Albrecht and his research team devised an experiment where clay colloids were spun in a machine at a speed fast enough to dislodge the attached cations. The research team collected hundreds of kilos of naked clay colloids, located them in numerous research plots and began the painstaking task of adding the cations in different ratios and evaluating the related plant growth response. In this manner, Albrecht was able to ascertain the exact ratios of calcium, magnesium, potassium and sodium required for maximum plant growth and vitality. The magnitude of his discovery did not escape him when he commented that the Missouri University research plots located at Sanborn fields represented “a few small acres that have contributed more to the understanding of plant growth than any area on the planet.”
The enormous significance of Albrecht’s breakthrough can only be fully understood within the context of his complete approach. Albrecht’s system centres around the primacy of calcium as the most important nutrient for healthy plant growth. Lime is viewed as a major fertilliser contributing to both quantity and quality of produce. The criteria for liming recommendations within conventional agriculture has been soil pH levels (If pH is low, then lime is recommended), but Albrecht insisted that, as magnesium, sodium and potassium can actually have more effect on raising pH than calcium, then the conventional pH approach could never accurately assess calcium requirements for maximum fertility.
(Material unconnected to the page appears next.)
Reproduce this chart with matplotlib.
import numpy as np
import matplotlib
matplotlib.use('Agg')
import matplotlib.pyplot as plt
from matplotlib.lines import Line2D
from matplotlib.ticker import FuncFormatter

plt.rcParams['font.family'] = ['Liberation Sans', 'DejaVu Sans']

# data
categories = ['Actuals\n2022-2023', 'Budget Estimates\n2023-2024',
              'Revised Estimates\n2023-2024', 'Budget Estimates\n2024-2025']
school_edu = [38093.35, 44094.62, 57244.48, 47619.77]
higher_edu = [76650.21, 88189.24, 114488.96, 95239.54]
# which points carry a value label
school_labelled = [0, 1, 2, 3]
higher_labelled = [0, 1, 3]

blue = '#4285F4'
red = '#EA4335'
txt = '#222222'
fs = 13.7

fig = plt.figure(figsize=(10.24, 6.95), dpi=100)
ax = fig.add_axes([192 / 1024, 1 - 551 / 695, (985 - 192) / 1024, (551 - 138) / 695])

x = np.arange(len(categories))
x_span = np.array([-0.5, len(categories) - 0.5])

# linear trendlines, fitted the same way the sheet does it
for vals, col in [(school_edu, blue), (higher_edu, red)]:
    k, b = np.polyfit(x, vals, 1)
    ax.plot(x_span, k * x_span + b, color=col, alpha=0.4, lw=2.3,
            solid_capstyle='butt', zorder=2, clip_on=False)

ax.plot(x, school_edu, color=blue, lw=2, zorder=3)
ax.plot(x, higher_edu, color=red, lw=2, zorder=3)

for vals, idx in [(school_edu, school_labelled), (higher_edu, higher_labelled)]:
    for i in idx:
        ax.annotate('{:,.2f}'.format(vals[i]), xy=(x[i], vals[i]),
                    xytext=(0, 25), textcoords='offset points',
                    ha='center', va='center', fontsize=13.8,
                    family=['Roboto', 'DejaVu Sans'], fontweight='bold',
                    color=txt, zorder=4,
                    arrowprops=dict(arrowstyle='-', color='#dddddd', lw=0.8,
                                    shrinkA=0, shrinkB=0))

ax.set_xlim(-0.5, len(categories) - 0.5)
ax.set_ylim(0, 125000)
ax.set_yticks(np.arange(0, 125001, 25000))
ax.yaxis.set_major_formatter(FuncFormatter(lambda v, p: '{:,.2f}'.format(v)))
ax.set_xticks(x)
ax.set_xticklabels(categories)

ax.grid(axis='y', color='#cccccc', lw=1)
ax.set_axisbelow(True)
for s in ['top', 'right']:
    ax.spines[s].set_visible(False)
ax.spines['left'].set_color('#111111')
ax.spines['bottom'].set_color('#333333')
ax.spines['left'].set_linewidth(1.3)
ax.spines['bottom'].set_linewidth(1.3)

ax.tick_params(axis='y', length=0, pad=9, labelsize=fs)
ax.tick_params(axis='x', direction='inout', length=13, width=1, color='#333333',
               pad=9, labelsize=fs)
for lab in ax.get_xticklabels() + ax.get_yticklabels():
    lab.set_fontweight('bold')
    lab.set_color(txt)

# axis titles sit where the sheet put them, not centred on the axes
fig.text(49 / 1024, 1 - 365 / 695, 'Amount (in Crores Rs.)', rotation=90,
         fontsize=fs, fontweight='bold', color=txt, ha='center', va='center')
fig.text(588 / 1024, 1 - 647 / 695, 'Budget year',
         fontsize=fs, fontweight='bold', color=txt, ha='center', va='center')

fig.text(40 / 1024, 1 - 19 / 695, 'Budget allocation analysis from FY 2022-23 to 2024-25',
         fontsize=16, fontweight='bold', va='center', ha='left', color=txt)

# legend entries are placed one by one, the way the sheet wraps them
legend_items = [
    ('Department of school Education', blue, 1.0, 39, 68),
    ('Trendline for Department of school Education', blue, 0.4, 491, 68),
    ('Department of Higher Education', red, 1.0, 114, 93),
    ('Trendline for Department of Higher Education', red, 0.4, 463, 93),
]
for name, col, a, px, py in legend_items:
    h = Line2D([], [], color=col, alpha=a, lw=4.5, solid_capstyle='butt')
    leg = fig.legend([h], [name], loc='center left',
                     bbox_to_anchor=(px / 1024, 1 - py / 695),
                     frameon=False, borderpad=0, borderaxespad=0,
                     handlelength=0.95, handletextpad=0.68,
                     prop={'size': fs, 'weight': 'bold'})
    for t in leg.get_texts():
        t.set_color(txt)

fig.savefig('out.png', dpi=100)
This misunderstanding has serious fertility consequences in modern N-P-K agriculture, where the overuse of nitrogen destroys calcium and contributes to an imbalanced calcium / magnesium ratio. Magnesium has 1.4 times more power to increase soil pH than calcium, so using the pH criteria for liming requirements in high magnesium soils is doomed to failure. The majority of Australian soil laboratories still use the unreliable and inaccurate pH criteria to determine calcium requirements. Albrecht established his own soil laboratory in the US, which measured cation exchange capacity and specified base saturation percentages (the cation ratios he had discovered, which determine fertility). The laboratory he established 40 years ago, Brookside Laboratories, continues to flourish today, with consultants covering most of the globe, including Australia.